In a hearing on the recently introduced bill crafted to exempt competition vehicles from the Clean Air Act, a government researcher called to testify noted that the issue boils down to a “difference in interpretation” between the Environmental Protection Agency and the Specialty Equipment Market Association and that, before last year, the EPA had never explicitly addressed the concept of race cars built from street cars.

Brent Yacobucci, an energy researcher with the Congressional Research Service, said Tuesday that his agency turned up no documentation from the EPA before 2015 that “explicitly stated that motor vehicles converted to racing were not eligible for exemption” from the Clean Air Act. “However, nor can the CRS identify any provisions in the act or regulations which would explicitly allow for a motor vehicle to be reclassified” into a non-road vehicle exempt from emissions laws, he said.

Yacobucci, testifying before the House Committee on Science, Space, and Technology on House Resolution 4715, also known as the Recognizing the Protection of Motorsports Act of 2016, said the EPA generally prohibits reclassifying vehicles from on-road to off-road use “for any purpose,” but because the agency never explicitly outlined how to convert an on-road motor vehicle into an off-road competition vehicle – as it had previously done with competition motorcycles – SEMA interpreted the EPA’s silence on the topic as permission to do so.

Spokespeople for the EPA maintained that language introduced in a regulatory proposal last year – which states that emissions control devices must remain in place even if motor vehicles are “used solely for competition or if they become nonroad vehicles” – was merely a clarification of existing law that prohibits tampering with or removing emissions equipment from vehicles originally equipped with it.

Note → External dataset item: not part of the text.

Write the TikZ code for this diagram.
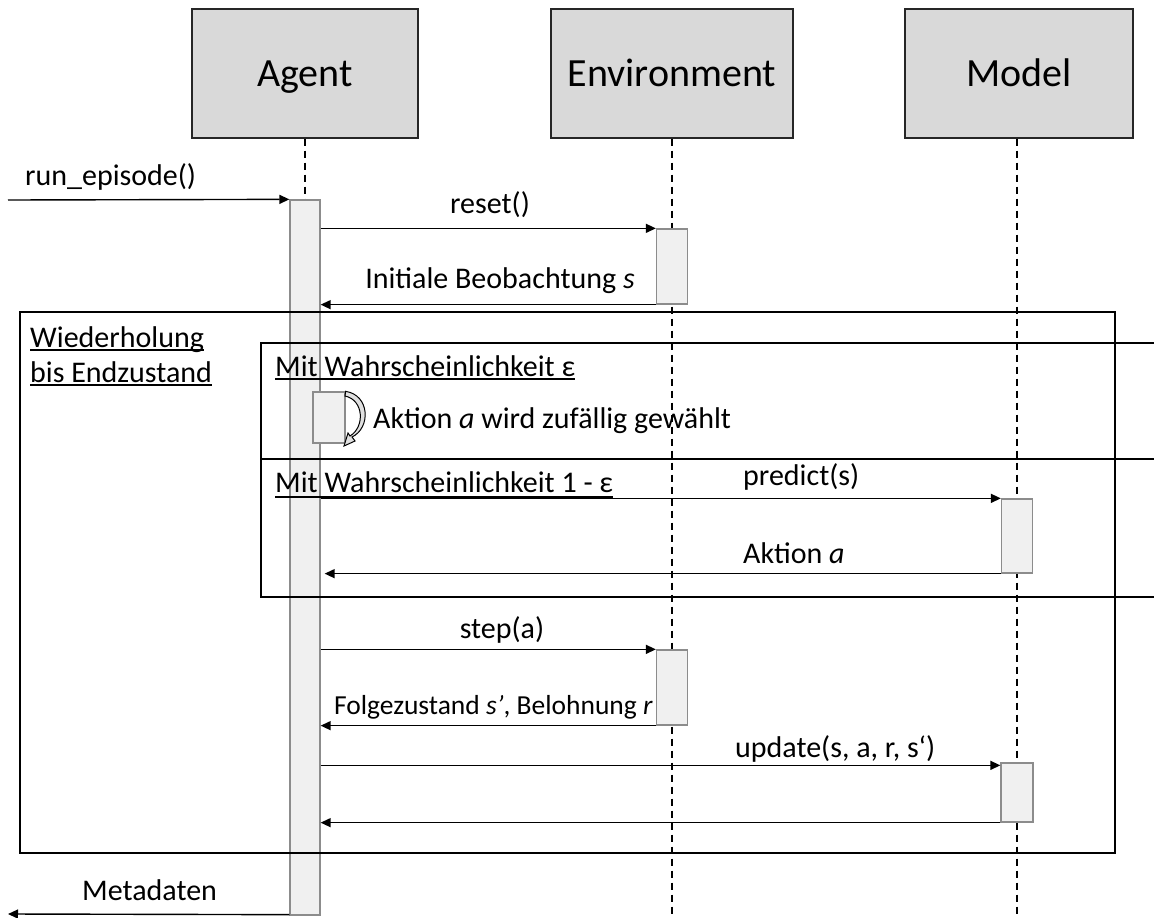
\documentclass[tikz,border=0pt]{standalone}
\usepackage{fontspec}
\setmainfont{Carlito}
\usetikzlibrary{arrows.meta,backgrounds}
\begin{document}
\begin{tikzpicture}[x=1pt,y=-1pt,
  head/.style={draw=black!85,line width=1.3pt,fill=black!15,minimum height=129pt,text height=25pt,text depth=0pt,inner sep=0pt,font=\fontsize{40}{48}\selectfont},
  act/.style={draw=black!45,line width=1.3pt,fill=black!6,inner sep=0pt},
  life/.style={line width=1.5pt,dash pattern=on 7pt off 5pt},
  msg/.style={line width=1.4pt,-{Triangle[length=10pt,width=9pt]}},
  lbl/.style={inner sep=0pt,font=\fontsize{30}{36}\selectfont},
  slbl/.style={inner sep=0pt,font=\fontsize{27.5}{32}\selectfont},
  frame/.style={line width=1.8pt},
  uline/.style={line width=1.3pt},
]
\useasboundingbox (0,0) rectangle (1154,918);
\coordinate (bottom) at (0,918);

% header boxes
\node[head,minimum width=226pt] (agent) at (305,73.5) {Agent};
\node[head,minimum width=242pt] (env) at (672,73.5) {Environment};
\node[head,minimum width=228pt] (model) at (1019,73.5) {Model};

% activations
\node[act,minimum width=30pt,minimum height=715pt] (agentact) at (305,557.5) {};
\node[act,minimum width=31pt,minimum height=75pt] (envact1) at (672,266.5) {};
\node[act,minimum width=32pt,minimum height=51pt] (selfact) at (329,417.5) {};
\node[act,minimum width=31pt,minimum height=74pt] (modact1) at (1017,536) {};
\node[act,minimum width=31pt,minimum height=75pt] (envact2) at (672,687.5) {};
\node[act,minimum width=32pt,minimum height=59pt] (modact2) at (1017,792.5) {};

% lifelines (behind activations)
\begin{scope}[on background layer]
\draw[life] (agent.south) -- (agentact.north);
\draw[life] (env.south) -- (env.south |- bottom);
\draw[life] (modact1 |- model.south) -- (modact1 |- bottom);
\end{scope}

% frames
\draw[frame] (20,312) rectangle (1115,853);
\draw[frame] (1154,343) -- (261,343) -- (261,597) -- (1154,597);
\draw[frame] (261,459) -- (1154,459);

% messages
\coordinate (rs) at (8,200);
\coordinate (md) at (8,914);
\draw[msg] (rs) -- (agentact.north west);
\draw[msg] (agentact.east |- envact1.north) -- (envact1.north west);
\draw[msg] (envact1.south west) -- (agentact.east |- envact1.south);
\draw[msg] (agentact.east |- modact1.north) -- (modact1.north west);
\draw[msg] (modact1.south west) -- ([xshift=4pt]agentact.east |- modact1.south);
\draw[msg] (agentact.east |- envact2.north) -- (envact2.north west);
\draw[msg] (envact2.south west) -- (agentact.east |- envact2.south);
\draw[msg] ([yshift=-3pt]agentact.east |- modact2.north) -- ([yshift=-3pt]modact2.north west);
\draw[msg] (modact2.south west) -- (agentact.east |- modact2.south);
\draw[msg] ([yshift=1pt]agentact.south west) -- (md);

% self message (block arrow)
\draw[line width=1pt,fill=black!12]
  (selfact.north east) .. controls (370,395) and (371,428) .. (352,437)
  -- (355,441) -- (344,446) -- (348,433) -- (350,436)
  .. controls (365,427) and (364,400) .. (345,396) -- cycle;

% labels
\node[lbl,anchor=base west] (l1) at (25,185) {run\_episode()};
\node[lbl,anchor=base] (l2) at (490,213) {reset()};
\node[lbl,anchor=base] (l3) at (500,288) {Initiale Beobachtung \textit{s}};
\node[lbl,anchor=base west] (w1) at (30,347) {Wiederholung};
\node[lbl,anchor=base west] (w2) at (30,382) {bis Endzustand};
\draw[uline] ([yshift=-3pt]w1.base west) -- ([yshift=-3pt]w1.base east);
\draw[uline] ([yshift=-3pt]w2.base west) -- ([yshift=-3pt]w2.base east);
\node[lbl,anchor=base west] (a1) at (275,376) {Mit Wahrscheinlichkeit ε};
\draw[uline] ([yshift=-3pt]a1.base west) -- ([yshift=-3pt]a1.base east);
\node[lbl,anchor=base west] (sl) at (373,428) {Aktion \textit{a} wird zufällig gewählt};
\node[lbl,anchor=base west] (a2) at (275,492) {Mit Wahrscheinlichkeit 1 - ε};
\draw[uline] ([yshift=-5pt]a2.base west) -- ([yshift=-5pt]a2.base east);
\node[lbl,anchor=base west] (l4) at (743,485) {predict(s)};
\node[lbl,anchor=base west] (l5) at (743,563) {Aktion \textit{a}};
\node[lbl,anchor=base] (l6) at (502,638) {step(a)};
\node[slbl,anchor=base east] (l7) at (653,714) {Folgezustand \textit{s’}, Belohnung \textit{r}};
\node[lbl,anchor=base west] (l8) at (735,757) {update(s, a, r, s‘)};
\node[lbl,anchor=base west] (l9) at (82,900) {Metadaten};
\end{tikzpicture}
\end{document}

The EPA did not receive an invitation to Tuesday’s hearing.

Christopher Kersting, SEMA’s president and CEO, claimed that the Clean Air Act in fact doesn’t extend the EPA’s authority to competition vehicles. He referenced both a series of discussions entered into the legislative record during the Clean Air Act hearings as well as language in a 1990 extension of the EPA’s authority that “excludes vehicle solely used for competition.”

The EPA’s language in the regulatory proposal, Kersting said, “is an entirely novel interpretation of the law.”

Yet Yacobucci said that the EPA has historically used a consistent standard for determining whether a vehicle should be exempt from emissions laws.

“Going back as far as 1974, the EPA has maintained that it makes determinations on exclusions based on a vehicle’s design, not on its intended use,” he said. “Since that time the EPA has employed that test for a variety of uses, including offroad vehicles, kit cars, and imported race cars.”

Both Kersting and National Speed Sport News President Ralph Sheheen spoke in favor of House Resolution 4715, introduced last week, which aims to remove race cars from the Clean Air Act’s definition of “motor vehicle” and to exclude “any vehicle used solely for competition” from the Clean Air Act’s anti-tampering provision. A similar bill, S. 2659, was introduced in the Senate shortly afterward.

Kersting and Yacobucci both noted that the EPA intends to enforce the rule not by going after individual racers, rather by clamping down on aftermarket manufacturers and repair shops that sell or install parts that remove, bypass, or defeat factory-installed emissions equipment.

The EPA, which has re-opened the comment period on the proposed regulation until April 1, is set to adopt the regulation in July.